The correct length and angle are vital to the selection of your ideal paddle. In years gone by it was suggested that the correct length was discovered by reaching up and curling your fingers over the top of the paddle. This would imply that a six foot (2m), man paddling an Eskimo Topolino would use the same paddle in a sea kayak. This should not the case.
Paddle lengths are far more related to your boat length rather than your height. A short boat in the region of 2.5 m would use a paddle between 180 to 200cm ideally . A 3.5 to 4.00m touring kayak somewhere between 200 and 212cm. Longer touring and racing kayaks use 212 to 260cm.
Obviously if you are a huge sausage munching savage from Bavaria , you will tend towards the longer lengths in the range and if your Nepalese river guide feeding on rice and chai you'll be a shorter paddle length paddler.
Your paddling requirements play an important part in your paddle length selection. If your paddling tends to involve short blasts of high stroke rates for acceleration, such as polo, ocean surfing and technical creek boating you will best look at a shorter paddle length. By comparison paddling at a constant speed and retaining your momentum in such disciplines as sea kayaking, marathon and sprint racing and general touring you'd focus your attentions on a paddle length that may feel cumbersion to accelerate, but will keep you going along nicely. Somewhere in the mid ground are those paddling pursuits that require the occasional rapid acceleration, times of top speed and nimble paddle strokes to maneuver the kayak through difficult water or in playboating features. Disciplines such as freestyle, slalom and white water river running all require mid length paddles, although the current freestyle momentum is for short paddles in order to keep pace with the very shorter boats and their quick tricks.
Angles are a a funny subject. Back in Greenland, Eskimos used to escape certain death in storms by paddling head on into the wind to avoid being blown over or broached by waves in their touring shape kayaks. It was essential in these conditions to have one of your blades feathered in order to paddle into the wind successfully. By and large most of us don’t hunt polar bears and seals from our kayaks any more and the thoughts of being out in storm does not fill us with glee!!
So why do we feather our paddles!! Who knows, possibly a force of habit mostly. However going for lower feather angles is definitely better for your wrists, where something like 45° degrees definitely does have an advantage in windy conditions. I prefer 60° degrees but then I am old and set in my ways and have had several lifetimes of competitive paddling.

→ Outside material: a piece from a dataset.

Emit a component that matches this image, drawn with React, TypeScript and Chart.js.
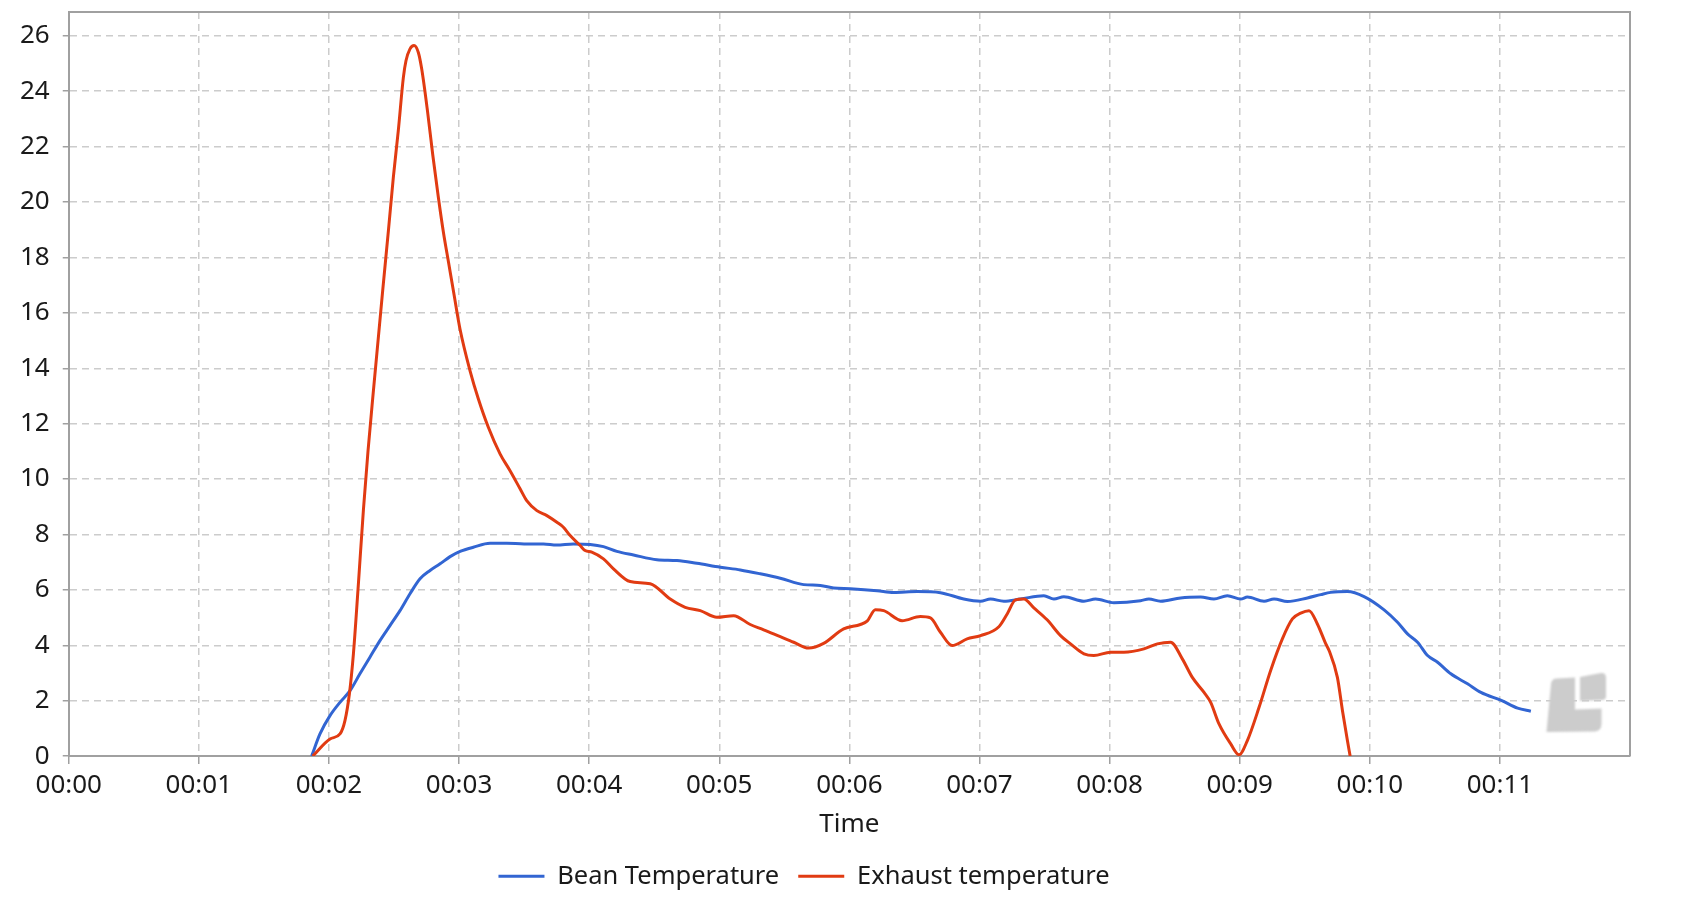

Competitive paddlers still have high feather angles to reduce wind resistance, and polo players need to deflect the ball forwards predictably so these guys will always cling to the higher angles. My advise is , if you don't need it, be nice to your wrists and lower your angle, it costs nothing extra. But remember once you lower your feather angle, you will find it a little difficult to return back to a higher feathered blade angle, at the least a few missed strokes and at worst, wrist strain.